Starlight and the ball.

She also carried my blue jacket from one barrel to another and even carried the plastic bag full of cans back and forth for me.  She quickly understood the pattern of walking from one barrel to the next and waiting there for me to pick up or drop off the jacket or cans.

Those who know me might remember that I was once bucked off a horse while attempting to carry a bag of cans from one barrel to another.   That horse was my faithful Hudson, and she and I had practiced carrying things for quite a while before the fateful day, when she freaked out under a bag of cans during a trail trial.  We had practiced carrying bags of plastic bottles, tarps, jackets, plastic bottles filled with rocks and hung together on a rope, but NOT CANS.

Ever since then, I include bags of cans among the things I ask my horses to carry.  It’s very practical, you know.  You just never know when you might be out in the wilderness with your horse and you come across a bag of cans that needs rescuing.  

Starlight and I will continue practicing carrying things this week, and I’ll place the things in different locations around the farm, to surprise her a little bit.  If there’s one thing I learned from past mistakes, it’s that horses feel way more threatened by carrying strange things when the things are not where they expect them to be.   So, my having success with Starlight and the barrels does not necessary translate to my having success when asking her to carry things between, say, the truck hood and the baler.    
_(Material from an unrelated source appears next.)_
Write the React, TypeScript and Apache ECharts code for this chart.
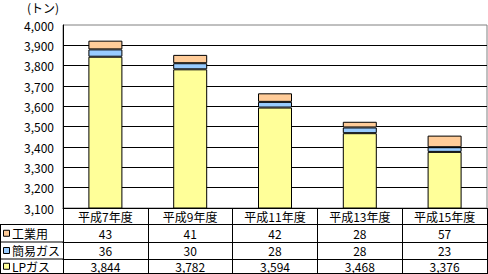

Horses and people do not think the same way about this kind of activity.   They might come across a bag of cans in a trail competition in a place where they have never ridden before, with a bunch of horses the mare has never ridden with before.  The human thinks (foolishly), “Oh, this will be easy.  My horse has carried all kinds of scary things.”  Whereas the horse might be thinking, well, I don’t know what the horse might be thinking, but I guess it might be something like, “AHHHHHHHHHH!”

This is why people like me get into trouble in new places when they ask the horse to do something they assume the horse understands, just because they have done it successfully at home.

Anyway, I digress.  Starlight did great tonight, and we'll keep kicking it forward this week!